Work to complete =
Retype only the lines running from the line that contains "Write the matplotlib code for this chart." to the line that contains "ax.xaxis.set_label_coords(0.5 + 10/864, -0.17", inclusive, and leave the pictures behind.

Stored items =
========================================================================

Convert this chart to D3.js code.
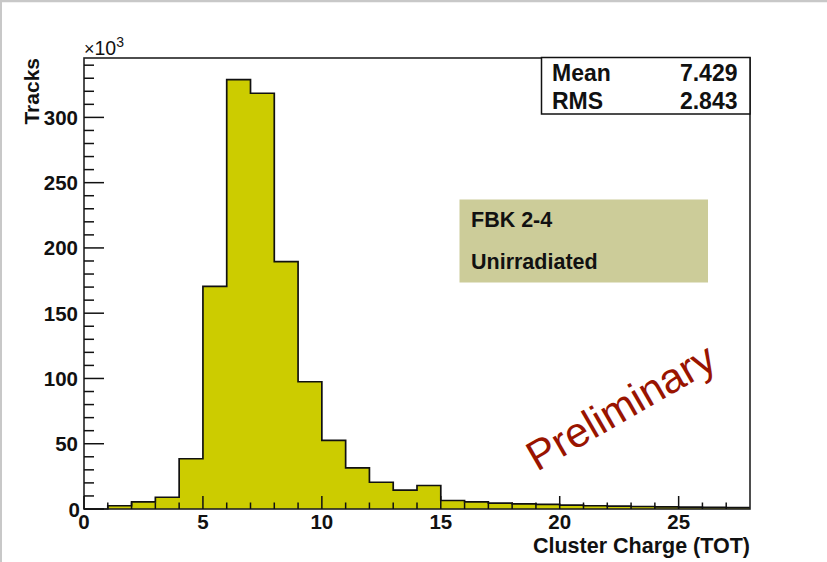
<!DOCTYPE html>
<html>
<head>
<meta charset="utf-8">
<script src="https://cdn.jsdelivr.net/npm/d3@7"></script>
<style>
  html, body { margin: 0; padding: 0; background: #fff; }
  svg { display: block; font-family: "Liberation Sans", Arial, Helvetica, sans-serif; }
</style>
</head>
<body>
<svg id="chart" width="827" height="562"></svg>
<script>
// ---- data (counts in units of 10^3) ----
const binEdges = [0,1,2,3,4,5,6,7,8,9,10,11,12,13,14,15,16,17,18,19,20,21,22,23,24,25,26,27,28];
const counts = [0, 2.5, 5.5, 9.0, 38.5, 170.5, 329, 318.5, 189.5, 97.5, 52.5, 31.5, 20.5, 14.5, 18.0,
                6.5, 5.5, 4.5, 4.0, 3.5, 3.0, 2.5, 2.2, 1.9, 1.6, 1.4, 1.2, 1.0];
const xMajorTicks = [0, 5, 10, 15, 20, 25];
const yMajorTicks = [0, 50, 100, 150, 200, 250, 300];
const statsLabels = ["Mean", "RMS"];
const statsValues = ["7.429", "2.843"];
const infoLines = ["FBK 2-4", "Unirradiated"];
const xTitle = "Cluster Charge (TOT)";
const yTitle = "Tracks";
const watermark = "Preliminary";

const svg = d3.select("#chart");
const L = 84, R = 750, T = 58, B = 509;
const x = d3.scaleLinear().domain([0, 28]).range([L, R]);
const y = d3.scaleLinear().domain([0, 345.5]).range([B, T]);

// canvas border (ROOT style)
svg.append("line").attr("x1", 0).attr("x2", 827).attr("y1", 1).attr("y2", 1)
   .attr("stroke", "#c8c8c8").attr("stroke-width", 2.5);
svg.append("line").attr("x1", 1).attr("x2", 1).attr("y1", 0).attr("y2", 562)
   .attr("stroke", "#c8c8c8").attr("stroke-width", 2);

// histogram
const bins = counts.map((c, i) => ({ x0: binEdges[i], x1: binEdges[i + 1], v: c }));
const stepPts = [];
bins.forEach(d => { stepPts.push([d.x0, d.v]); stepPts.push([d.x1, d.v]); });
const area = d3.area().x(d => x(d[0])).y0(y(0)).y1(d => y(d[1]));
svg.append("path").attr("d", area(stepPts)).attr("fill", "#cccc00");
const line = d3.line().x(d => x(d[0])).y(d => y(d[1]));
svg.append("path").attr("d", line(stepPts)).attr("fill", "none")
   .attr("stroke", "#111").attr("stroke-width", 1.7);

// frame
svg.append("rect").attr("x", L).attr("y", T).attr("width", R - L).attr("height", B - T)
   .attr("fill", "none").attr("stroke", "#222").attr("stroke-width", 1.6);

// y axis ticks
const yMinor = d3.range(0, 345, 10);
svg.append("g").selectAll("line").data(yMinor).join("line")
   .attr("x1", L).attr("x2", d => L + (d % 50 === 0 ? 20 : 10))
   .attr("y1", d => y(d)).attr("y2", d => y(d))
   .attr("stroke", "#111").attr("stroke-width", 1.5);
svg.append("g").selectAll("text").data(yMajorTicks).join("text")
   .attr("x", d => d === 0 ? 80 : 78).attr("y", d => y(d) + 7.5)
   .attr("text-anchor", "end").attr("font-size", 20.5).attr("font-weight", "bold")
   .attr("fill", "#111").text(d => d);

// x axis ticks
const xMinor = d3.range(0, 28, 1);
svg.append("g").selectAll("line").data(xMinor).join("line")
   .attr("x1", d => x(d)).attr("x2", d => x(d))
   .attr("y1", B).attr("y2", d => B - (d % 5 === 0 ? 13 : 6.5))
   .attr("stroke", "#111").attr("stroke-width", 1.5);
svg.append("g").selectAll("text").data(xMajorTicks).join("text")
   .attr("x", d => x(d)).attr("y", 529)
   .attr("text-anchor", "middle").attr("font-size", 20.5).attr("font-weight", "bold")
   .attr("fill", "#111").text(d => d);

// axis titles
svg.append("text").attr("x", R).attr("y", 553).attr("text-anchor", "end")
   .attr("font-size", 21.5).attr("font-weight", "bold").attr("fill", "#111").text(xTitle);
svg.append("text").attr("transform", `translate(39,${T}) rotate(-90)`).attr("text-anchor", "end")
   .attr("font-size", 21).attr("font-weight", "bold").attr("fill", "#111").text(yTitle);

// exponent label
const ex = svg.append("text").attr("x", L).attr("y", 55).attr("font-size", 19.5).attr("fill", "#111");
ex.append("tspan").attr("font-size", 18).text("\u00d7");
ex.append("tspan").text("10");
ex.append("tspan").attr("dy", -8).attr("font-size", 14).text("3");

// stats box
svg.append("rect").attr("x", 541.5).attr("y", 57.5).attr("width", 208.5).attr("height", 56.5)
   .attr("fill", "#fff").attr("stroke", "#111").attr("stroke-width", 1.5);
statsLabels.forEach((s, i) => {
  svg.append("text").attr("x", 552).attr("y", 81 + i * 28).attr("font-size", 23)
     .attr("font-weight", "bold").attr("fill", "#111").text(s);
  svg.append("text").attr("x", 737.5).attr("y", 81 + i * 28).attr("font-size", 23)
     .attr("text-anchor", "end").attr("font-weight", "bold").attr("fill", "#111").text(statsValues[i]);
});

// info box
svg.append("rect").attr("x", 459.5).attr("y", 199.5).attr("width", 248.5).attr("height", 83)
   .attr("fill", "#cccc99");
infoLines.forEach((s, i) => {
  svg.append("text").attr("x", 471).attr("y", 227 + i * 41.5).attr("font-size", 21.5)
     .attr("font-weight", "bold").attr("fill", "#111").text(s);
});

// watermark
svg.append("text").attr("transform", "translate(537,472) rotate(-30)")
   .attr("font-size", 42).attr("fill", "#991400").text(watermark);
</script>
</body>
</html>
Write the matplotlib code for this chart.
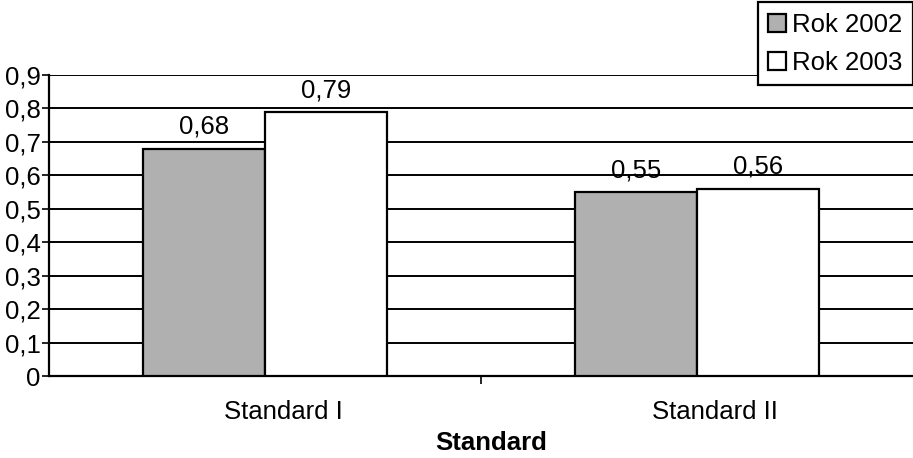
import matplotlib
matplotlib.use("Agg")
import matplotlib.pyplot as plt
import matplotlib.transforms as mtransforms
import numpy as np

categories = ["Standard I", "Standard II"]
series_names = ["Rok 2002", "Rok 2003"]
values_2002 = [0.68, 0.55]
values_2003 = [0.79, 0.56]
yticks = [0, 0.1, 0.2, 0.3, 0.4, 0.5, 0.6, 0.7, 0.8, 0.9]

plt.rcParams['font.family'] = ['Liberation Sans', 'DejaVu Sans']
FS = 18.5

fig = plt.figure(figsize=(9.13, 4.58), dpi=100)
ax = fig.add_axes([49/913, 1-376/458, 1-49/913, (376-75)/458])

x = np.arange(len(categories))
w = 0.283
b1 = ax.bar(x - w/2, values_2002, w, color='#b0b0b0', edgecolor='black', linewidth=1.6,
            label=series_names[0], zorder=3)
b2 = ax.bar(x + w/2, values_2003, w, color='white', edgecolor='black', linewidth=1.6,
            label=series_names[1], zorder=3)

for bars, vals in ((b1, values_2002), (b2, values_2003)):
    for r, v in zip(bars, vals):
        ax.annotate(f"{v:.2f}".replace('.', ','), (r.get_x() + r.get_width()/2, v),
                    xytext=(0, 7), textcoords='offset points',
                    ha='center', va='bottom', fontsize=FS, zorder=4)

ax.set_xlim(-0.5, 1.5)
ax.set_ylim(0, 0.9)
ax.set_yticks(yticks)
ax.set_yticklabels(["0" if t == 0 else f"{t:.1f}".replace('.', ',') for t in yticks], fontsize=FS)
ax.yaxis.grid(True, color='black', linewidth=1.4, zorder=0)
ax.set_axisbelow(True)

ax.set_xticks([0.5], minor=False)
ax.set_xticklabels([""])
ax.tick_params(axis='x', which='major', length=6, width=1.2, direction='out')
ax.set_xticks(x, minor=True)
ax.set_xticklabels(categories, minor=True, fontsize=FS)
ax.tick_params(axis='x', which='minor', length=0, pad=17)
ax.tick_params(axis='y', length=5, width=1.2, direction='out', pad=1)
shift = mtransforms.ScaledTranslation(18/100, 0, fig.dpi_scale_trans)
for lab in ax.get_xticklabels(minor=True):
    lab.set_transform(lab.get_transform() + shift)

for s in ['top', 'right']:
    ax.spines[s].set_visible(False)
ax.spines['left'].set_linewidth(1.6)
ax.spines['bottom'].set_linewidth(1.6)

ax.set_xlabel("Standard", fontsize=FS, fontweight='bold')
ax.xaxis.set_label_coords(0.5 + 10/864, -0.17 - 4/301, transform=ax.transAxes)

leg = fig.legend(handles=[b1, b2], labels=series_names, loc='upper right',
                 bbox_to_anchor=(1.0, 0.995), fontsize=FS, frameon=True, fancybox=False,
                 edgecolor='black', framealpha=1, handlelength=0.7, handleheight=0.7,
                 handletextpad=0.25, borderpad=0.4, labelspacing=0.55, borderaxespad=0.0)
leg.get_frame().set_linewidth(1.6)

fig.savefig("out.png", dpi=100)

========================================================================

Response to this exercise =
Write the matplotlib code for this chart.
import matplotlib
matplotlib.use("Agg")
import matplotlib.pyplot as plt
import matplotlib.transforms as mtransforms
import numpy as np

categories = ["Standard I", "Standard II"]
series_names = ["Rok 2002", "Rok 2003"]
values_2002 = [0.68, 0.55]
values_2003 = [0.79, 0.56]
yticks = [0, 0.1, 0.2, 0.3, 0.4, 0.5, 0.6, 0.7, 0.8, 0.9]

plt.rcParams['font.family'] = ['Liberation Sans', 'DejaVu Sans']
FS = 18.5

fig = plt.figure(figsize=(9.13, 4.58), dpi=100)
ax = fig.add_axes([49/913, 1-376/458, 1-49/913, (376-75)/458])

x = np.arange(len(categories))
w = 0.283
b1 = ax.bar(x - w/2, values_2002, w, color='#b0b0b0', edgecolor='black', linewidth=1.6,
            label=series_names[0], zorder=3)
b2 = ax.bar(x + w/2, values_2003, w, color='white', edgecolor='black', linewidth=1.6,
            label=series_names[1], zorder=3)

for bars, vals in ((b1, values_2002), (b2, values_2003)):
    for r, v in zip(bars, vals):
        ax.annotate(f"{v:.2f}".replace('.', ','), (r.get_x() + r.get_width()/2, v),
                    xytext=(0, 7), textcoords='offset points',
                    ha='center', va='bottom', fontsize=FS, zorder=4)

ax.set_xlim(-0.5, 1.5)
ax.set_ylim(0, 0.9)
ax.set_yticks(yticks)
ax.set_yticklabels(["0" if t == 0 else f"{t:.1f}".replace('.', ',') for t in yticks], fontsize=FS)
ax.yaxis.grid(True, color='black', linewidth=1.4, zorder=0)
ax.set_axisbelow(True)

ax.set_xticks([0.5], minor=False)
ax.set_xticklabels([""])
ax.tick_params(axis='x', which='major', length=6, width=1.2, direction='out')
ax.set_xticks(x, minor=True)
ax.set_xticklabels(categories, minor=True, fontsize=FS)
ax.tick_params(axis='x', which='minor', length=0, pad=17)
ax.tick_params(axis='y', length=5, width=1.2, direction='out', pad=1)
shift = mtransforms.ScaledTranslation(18/100, 0, fig.dpi_scale_trans)
for lab in ax.get_xticklabels(minor=True):
    lab.set_transform(lab.get_transform() + shift)

for s in ['top', 'right']:
    ax.spines[s].set_visible(False)
ax.spines['left'].set_linewidth(1.6)
ax.spines['bottom'].set_linewidth(1.6)

ax.set_xlabel("Standard", fontsize=FS, fontweight='bold')
ax.xaxis.set_label_coords(0.5 + 10/864, -0.17 - 4/301, transform=ax.transAxes)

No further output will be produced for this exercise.